BEGIN Collected material

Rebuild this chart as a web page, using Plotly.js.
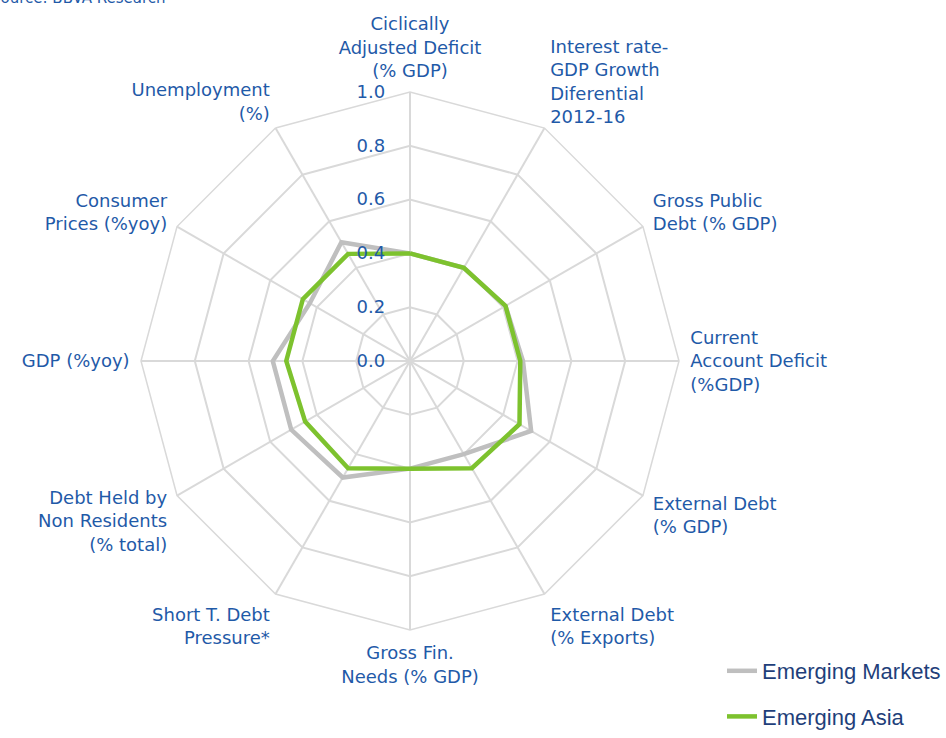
<!DOCTYPE html>
<html>
<head>
<meta charset="utf-8">
<script src="https://cdn.plot.ly/plotly-3.0.1.min.js"></script>
<style>html,body{margin:0;padding:0;background:#fff;}#chart{width:946px;height:738px;}</style>
</head>
<body>
<div id="chart"></div>
<script>
const categories = [
  "Ciclically<br>Adjusted Deficit<br>(% GDP)",
  "Interest rate-<br>GDP Growth<br>Diferential<br>2012-16",
  "Gross Public<br>Debt (% GDP)",
  "Current<br>Account Deficit<br>(%GDP)",
  "External Debt<br>(% GDP)",
  "External Debt<br>(% Exports)",
  "Gross Fin.<br>Needs (% GDP)",
  "Short T. Debt<br>Pressure*",
  "Debt Held by<br>Non Residents<br>(% total)",
  "GDP (%yoy)",
  "Consumer<br>Prices (%yoy)",
  "Unemployment<br>(%)"
];
const emergingMarkets = [0.40, 0.40, 0.41, 0.42, 0.52, 0.40, 0.40, 0.50, 0.51, 0.51, 0.43, 0.51];
const emergingAsia    = [0.40, 0.40, 0.41, 0.41, 0.47, 0.46, 0.40, 0.46, 0.45, 0.46, 0.46, 0.46];
const radialTicks = [0, 0.2, 0.4, 0.6, 0.8, 1.0];

function closeLoop(a){ return a.concat([a[0]]); }

const blue = "#1f5aa8";
const labelFont = "DejaVu Sans, Verdana, sans-serif";
const traces = [
  {type:"scatterpolar", mode:"lines", name:"Emerging Markets", legendgroup:"a",
   r: closeLoop(emergingMarkets), theta: closeLoop(categories),
   line:{color:"#bfbfbf", width:4.5}},
  {type:"scatterpolar", mode:"lines", name:"Emerging Asia", legendgroup:"b",
   r: closeLoop(emergingAsia), theta: closeLoop(categories),
   line:{color:"#7dc22e", width:4.5}}
];

const layout = {
  width:946, height:738,
  margin:{l:0,r:0,t:0,b:0},
  paper_bgcolor:"#fff",
  font:{family:labelFont, color:blue, size:16},
  showlegend:true,
  legend:{x:1, xanchor:"right", y:0, yanchor:"bottom", tracegroupgap:14,
          font:{family:"Liberation Sans, Arial, sans-serif", size:22, color:"#1f3f7a"},
          bgcolor:"rgba(0,0,0,0)"},
  polar:{
    domain:{x:[0.149,0.7178], y:[0.1463,0.8753]},
    gridshape:"linear",
    bgcolor:"#fff",
    radialaxis:{range:[0,1], tickvals:radialTicks, tickformat:".1f", angle:90, tickangle:90,
      side:"counterclockwise", showline:false, ticks:"outside", ticklen:18, tickcolor:"rgba(0,0,0,0)",
      gridcolor:"#d9d9d9", gridwidth:1.5,
      tickfont:{size:18, color:blue, family:labelFont}},
    angularaxis:{rotation:90, direction:"clockwise", gridcolor:"#d9d9d9", gridwidth:1.5,
      linecolor:"#d9d9d9", linewidth:1.5, ticks:"outside", ticklen:7, tickcolor:"rgba(0,0,0,0)",
      tickfont:{size:18, color:blue, family:labelFont}}
  },
  annotations:[{text:"Source: BBVA Research", xref:"paper", yref:"paper", x:0.1776, xanchor:"right",
    y:1.0027, yanchor:"middle", showarrow:false, font:{size:15, color:blue, family:labelFont}}]
};
Plotly.newPlot("chart", traces, layout, {displayModeBar:false});
</script>
</body>
</html>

END Collected material

(Task details):
Write out again every line above exactly as given; the pictures do not belong in the copy.

(Task answer):
Rebuild this chart as a web page, using Plotly.js.
<!DOCTYPE html>
<html>
<head>
<meta charset="utf-8">
<script src="https://cdn.plot.ly/plotly-3.0.1.min.js"></script>
<style>html,body{margin:0;padding:0;background:#fff;}#chart{width:946px;height:738px;}</style>
</head>
<body>
<div id="chart"></div>
<script>
const categories = [
  "Ciclically<br>Adjusted Deficit<br>(% GDP)",
  "Interest rate-<br>GDP Growth<br>Diferential<br>2012-16",
  "Gross Public<br>Debt (% GDP)",
  "Current<br>Account Deficit<br>(%GDP)",
  "External Debt<br>(% GDP)",
  "External Debt<br>(% Exports)",
  "Gross Fin.<br>Needs (% GDP)",
  "Short T. Debt<br>Pressure*",
  "Debt Held by<br>Non Residents<br>(% total)",
  "GDP (%yoy)",
  "Consumer<br>Prices (%yoy)",
  "Unemployment<br>(%)"
];
const emergingMarkets = [0.40, 0.40, 0.41, 0.42, 0.52, 0.40, 0.40, 0.50, 0.51, 0.51, 0.43, 0.51];
const emergingAsia    = [0.40, 0.40, 0.41, 0.41, 0.47, 0.46, 0.40, 0.46, 0.45, 0.46, 0.46, 0.46];
const radialTicks = [0, 0.2, 0.4, 0.6, 0.8, 1.0];

function closeLoop(a){ return a.concat([a[0]]); }

const blue = "#1f5aa8";
const labelFont = "DejaVu Sans, Verdana, sans-serif";
const traces = [
  {type:"scatterpolar", mode:"lines", name:"Emerging Markets", legendgroup:"a",
   r: closeLoop(emergingMarkets), theta: closeLoop(categories),
   line:{color:"#bfbfbf", width:4.5}},
  {type:"scatterpolar", mode:"lines", name:"Emerging Asia", legendgroup:"b",
   r: closeLoop(emergingAsia), theta: closeLoop(categories),
   line:{color:"#7dc22e", width:4.5}}
];

const layout = {
  width:946, height:738,
  margin:{l:0,r:0,t:0,b:0},
  paper_bgcolor:"#fff",
  font:{family:labelFont, color:blue, size:16},
  showlegend:true,
  legend:{x:1, xanchor:"right", y:0, yanchor:"bottom", tracegroupgap:14,
          font:{family:"Liberation Sans, Arial, sans-serif", size:22, color:"#1f3f7a"},
          bgcolor:"rgba(0,0,0,0)"},
  polar:{
    domain:{x:[0.149,0.7178], y:[0.1463,0.8753]},
    gridshape:"linear",
    bgcolor:"#fff",
    radialaxis:{range:[0,1], tickvals:radialTicks, tickformat:".1f", angle:90, tickangle:90,
      side:"counterclockwise", showline:false, ticks:"outside", ticklen:18, tickcolor:"rgba(0,0,0,0)",
      gridcolor:"#d9d9d9", gridwidth:1.5,
      tickfont:{size:18, color:blue, family:labelFont}},
    angularaxis:{rotation:90, direction:"clockwise", gridcolor:"#d9d9d9", gridwidth:1.5,
      linecolor:"#d9d9d9", linewidth:1.5, ticks:"outside", ticklen:7, tickcolor:"rgba(0,0,0,0)",
      tickfont:{size:18, color:blue, family:labelFont}}
  },
  annotations:[{text:"Source: BBVA Research", xref:"paper", yref:"paper", x:0.1776, xanchor:"right",
    y:1.0027, yanchor:"middle", showarrow:false, font:{size:15, color:blue, family:labelFont}}]
};
Plotly.newPlot("chart", traces, layout, {displayModeBar:false});
</script>
</body>
</html>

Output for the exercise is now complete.